“Is it possible? I supposed they all had. Now mah favo'ite colo' is gawnet. Don't you think it's a pretty colo'?”
“It depends upon how it's used. Do you mean in neckties?” Beaton stole a glance at the one Fulkerson was wearing.
Miss Woodburn laughed with her face bowed upon her wrist. “Ah do think you gentlemen in the No'th awe ten tahms as lahvely as the ladies.”
“Strange,” said Beaton. “In the South—Soath, excuse me! I made the observation that the ladies were ten times as lively as the gentlemen. What is that you're working?”
“This?” Miss Woodburn gave it another flirt, and looked at it with a glance of dawning recognition. “Oh, this is a table-covah. Wouldn't you lahke to see where it's to go?”
“Why, certainly.”
“Well, if you'll be raght good I'll let yo' give me some professional advass about putting something in the co'ners or not, when you have seen it on the table.”
She rose and led the way into the other room. Beaton knew she wanted to talk with him about something else; but he waited patiently to let her play her comedy out. She spread the cover on the table, and he advised her, as he saw she wished, against putting anything in the corners; just run a line of her stitch around the edge, he said.

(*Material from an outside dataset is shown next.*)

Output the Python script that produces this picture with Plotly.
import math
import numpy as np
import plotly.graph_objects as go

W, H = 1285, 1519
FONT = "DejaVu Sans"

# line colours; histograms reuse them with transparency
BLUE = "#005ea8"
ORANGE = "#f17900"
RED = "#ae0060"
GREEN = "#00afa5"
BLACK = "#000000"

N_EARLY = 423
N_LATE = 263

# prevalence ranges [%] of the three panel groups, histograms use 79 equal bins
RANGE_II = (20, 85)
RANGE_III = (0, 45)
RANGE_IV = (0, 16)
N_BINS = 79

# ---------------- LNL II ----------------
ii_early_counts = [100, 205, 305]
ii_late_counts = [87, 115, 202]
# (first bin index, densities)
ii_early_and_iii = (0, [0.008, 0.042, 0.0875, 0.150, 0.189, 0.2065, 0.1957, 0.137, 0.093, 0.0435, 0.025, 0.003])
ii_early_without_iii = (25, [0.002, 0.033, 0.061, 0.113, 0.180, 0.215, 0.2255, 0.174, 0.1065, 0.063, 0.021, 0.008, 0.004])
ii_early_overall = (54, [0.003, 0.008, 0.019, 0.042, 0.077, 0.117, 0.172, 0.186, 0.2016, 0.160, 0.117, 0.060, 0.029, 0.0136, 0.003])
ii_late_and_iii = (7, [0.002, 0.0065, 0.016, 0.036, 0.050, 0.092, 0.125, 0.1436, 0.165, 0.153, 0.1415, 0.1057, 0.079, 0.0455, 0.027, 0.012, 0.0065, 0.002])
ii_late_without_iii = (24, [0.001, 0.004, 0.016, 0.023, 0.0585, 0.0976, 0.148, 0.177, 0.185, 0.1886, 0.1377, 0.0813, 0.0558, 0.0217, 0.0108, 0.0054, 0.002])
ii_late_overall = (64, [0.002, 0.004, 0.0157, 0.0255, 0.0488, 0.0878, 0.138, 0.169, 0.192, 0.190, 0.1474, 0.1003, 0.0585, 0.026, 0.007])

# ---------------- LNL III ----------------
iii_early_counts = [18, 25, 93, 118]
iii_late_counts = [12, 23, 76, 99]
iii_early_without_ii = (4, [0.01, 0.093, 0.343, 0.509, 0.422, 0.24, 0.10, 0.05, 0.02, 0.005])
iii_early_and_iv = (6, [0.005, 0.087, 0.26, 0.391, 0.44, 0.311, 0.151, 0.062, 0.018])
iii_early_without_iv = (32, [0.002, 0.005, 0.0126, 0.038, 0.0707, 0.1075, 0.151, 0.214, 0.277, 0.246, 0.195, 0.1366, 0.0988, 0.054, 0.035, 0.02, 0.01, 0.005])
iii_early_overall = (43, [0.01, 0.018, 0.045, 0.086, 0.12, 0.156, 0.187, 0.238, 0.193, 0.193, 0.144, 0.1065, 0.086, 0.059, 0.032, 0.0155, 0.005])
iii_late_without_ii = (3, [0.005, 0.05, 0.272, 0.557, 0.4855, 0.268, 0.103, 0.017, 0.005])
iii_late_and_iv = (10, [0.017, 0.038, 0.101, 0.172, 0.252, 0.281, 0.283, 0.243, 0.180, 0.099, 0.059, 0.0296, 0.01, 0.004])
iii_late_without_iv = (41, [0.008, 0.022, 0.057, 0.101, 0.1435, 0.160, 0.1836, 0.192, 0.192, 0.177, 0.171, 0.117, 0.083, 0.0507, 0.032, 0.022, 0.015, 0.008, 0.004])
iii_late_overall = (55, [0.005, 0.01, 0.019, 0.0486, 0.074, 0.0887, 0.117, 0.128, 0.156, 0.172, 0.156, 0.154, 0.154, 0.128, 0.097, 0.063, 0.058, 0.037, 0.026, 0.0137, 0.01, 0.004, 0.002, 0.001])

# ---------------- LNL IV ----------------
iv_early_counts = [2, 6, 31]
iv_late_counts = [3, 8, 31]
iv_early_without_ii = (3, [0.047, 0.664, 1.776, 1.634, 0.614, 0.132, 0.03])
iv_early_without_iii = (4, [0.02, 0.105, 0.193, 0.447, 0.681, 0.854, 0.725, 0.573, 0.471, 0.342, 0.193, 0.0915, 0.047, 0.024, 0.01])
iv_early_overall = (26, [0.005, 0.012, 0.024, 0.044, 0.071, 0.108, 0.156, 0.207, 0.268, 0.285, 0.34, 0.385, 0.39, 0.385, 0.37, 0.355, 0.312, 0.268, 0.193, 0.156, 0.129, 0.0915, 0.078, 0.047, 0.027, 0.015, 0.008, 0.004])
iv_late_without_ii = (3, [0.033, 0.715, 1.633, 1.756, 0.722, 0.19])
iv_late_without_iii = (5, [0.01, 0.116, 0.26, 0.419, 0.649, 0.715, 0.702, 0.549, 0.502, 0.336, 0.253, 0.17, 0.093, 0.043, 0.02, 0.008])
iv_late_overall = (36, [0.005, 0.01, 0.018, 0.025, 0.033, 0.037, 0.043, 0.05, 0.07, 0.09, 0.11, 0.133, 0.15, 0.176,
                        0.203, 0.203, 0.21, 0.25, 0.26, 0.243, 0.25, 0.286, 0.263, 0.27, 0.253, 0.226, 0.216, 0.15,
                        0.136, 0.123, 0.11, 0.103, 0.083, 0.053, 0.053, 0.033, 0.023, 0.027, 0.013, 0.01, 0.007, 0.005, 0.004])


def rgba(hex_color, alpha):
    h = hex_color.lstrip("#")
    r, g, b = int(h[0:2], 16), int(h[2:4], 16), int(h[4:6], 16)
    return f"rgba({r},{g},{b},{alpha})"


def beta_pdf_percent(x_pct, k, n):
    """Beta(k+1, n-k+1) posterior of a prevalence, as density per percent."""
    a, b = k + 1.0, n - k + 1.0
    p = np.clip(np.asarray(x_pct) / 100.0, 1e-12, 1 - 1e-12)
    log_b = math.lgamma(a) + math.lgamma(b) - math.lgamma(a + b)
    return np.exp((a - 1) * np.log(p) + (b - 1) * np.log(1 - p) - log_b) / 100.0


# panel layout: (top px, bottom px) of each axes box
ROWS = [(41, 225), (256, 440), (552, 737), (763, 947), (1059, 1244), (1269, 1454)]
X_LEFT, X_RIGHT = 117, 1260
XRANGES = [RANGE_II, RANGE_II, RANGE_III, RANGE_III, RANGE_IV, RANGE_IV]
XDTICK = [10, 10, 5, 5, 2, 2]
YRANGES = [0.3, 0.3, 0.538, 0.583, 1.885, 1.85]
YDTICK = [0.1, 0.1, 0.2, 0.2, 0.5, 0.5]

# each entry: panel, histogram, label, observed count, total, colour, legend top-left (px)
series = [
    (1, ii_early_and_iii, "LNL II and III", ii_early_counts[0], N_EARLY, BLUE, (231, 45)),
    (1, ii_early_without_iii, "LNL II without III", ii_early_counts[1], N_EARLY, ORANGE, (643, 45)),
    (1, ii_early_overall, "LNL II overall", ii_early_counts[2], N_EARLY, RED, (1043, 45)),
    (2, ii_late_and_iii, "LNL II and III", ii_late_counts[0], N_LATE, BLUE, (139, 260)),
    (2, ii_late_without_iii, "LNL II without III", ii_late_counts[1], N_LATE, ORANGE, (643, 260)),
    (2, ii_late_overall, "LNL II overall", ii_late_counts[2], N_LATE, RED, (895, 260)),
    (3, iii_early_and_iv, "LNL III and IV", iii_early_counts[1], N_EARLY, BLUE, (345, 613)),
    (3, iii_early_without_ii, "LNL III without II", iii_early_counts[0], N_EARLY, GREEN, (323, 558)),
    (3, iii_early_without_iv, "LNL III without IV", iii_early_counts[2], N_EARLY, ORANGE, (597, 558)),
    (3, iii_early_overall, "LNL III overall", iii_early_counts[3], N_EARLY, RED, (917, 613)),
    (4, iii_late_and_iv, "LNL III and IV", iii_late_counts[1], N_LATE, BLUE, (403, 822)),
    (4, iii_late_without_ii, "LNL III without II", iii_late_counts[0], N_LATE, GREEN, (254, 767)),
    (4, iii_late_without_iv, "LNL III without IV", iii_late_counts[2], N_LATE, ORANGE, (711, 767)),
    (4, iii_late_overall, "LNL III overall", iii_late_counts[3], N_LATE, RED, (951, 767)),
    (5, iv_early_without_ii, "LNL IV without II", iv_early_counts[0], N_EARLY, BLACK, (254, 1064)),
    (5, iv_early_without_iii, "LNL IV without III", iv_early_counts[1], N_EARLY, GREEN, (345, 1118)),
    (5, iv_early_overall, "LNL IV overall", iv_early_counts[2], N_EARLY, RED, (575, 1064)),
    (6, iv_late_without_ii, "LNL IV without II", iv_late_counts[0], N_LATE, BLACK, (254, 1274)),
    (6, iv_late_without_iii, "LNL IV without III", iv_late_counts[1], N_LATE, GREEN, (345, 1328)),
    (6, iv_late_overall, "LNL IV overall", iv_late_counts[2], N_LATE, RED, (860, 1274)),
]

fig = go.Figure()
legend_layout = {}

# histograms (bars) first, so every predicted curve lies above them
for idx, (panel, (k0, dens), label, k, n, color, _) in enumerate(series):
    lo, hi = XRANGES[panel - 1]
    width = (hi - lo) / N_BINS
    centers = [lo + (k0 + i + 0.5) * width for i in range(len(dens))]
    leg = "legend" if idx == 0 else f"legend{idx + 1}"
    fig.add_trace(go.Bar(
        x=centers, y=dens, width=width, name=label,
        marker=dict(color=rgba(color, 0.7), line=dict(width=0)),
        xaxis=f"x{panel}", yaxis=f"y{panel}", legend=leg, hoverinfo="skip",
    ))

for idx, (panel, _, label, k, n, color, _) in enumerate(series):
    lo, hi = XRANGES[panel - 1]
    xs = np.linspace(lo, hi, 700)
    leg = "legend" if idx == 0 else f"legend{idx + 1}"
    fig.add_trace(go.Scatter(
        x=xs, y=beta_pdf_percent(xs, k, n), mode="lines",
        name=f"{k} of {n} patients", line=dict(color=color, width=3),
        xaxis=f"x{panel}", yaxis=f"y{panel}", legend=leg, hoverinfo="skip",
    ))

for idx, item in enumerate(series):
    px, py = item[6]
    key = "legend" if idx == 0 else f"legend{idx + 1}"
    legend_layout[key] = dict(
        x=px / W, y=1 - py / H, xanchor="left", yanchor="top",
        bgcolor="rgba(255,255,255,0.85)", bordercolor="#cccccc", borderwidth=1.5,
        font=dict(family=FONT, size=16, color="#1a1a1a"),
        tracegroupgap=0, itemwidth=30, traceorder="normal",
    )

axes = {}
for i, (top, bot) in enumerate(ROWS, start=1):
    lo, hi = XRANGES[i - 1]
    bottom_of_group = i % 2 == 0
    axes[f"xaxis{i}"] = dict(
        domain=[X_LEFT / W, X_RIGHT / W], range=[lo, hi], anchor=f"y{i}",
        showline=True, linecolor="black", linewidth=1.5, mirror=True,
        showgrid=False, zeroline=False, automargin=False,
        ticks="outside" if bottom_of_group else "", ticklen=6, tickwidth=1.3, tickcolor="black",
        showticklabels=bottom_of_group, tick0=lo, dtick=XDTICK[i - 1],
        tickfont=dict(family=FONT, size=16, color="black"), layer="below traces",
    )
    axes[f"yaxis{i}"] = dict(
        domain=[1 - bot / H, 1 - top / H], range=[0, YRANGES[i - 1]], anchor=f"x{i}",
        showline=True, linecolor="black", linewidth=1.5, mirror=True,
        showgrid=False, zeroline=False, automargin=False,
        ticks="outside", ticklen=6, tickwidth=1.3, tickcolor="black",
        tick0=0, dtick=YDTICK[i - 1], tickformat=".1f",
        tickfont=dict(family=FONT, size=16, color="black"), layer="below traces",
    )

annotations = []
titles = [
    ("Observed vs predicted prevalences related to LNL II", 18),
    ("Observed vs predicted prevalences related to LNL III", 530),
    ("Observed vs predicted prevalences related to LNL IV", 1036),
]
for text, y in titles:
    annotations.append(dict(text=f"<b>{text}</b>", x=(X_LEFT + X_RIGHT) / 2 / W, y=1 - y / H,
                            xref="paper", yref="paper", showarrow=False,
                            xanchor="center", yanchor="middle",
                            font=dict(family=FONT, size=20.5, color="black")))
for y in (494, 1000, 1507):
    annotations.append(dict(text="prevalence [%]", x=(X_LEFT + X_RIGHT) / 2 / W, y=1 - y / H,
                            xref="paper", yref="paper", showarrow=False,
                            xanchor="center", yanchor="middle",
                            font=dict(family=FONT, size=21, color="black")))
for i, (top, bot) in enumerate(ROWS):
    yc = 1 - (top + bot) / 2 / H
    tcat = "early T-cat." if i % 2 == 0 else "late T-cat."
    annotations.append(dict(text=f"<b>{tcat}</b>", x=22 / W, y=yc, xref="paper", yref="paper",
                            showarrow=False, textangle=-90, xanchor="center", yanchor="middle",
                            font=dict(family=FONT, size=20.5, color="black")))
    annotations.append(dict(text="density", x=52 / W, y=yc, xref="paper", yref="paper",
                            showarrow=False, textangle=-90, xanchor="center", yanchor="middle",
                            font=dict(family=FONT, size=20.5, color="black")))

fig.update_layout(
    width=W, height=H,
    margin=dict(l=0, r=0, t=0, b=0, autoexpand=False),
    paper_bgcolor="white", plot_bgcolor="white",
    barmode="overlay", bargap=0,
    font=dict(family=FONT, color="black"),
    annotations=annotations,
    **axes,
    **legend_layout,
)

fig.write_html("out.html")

“Mr. Fulkerson and Ah, why, we've been having a regular faght aboat it,” she commented. “But we both agreed, fahnally, to leave it to you; Mr. Fulkerson said you'd be sure to be raght. Ah'm so glad you took mah sahde. But he's a great admahrer of yours, Mr. Beaton,” she concluded, demurely, suggestively.
“Is he? Well, I'm a great admirer of Fulkerson,” said Beaton, with a capricious willingness to humor her wish to talk about Fulkerson. “He's a capital fellow; generous, magnanimous, with quite an ideal of friendship and an eye single to the main chance all the time. He would advertise 'Every Other Week' on his family vault.”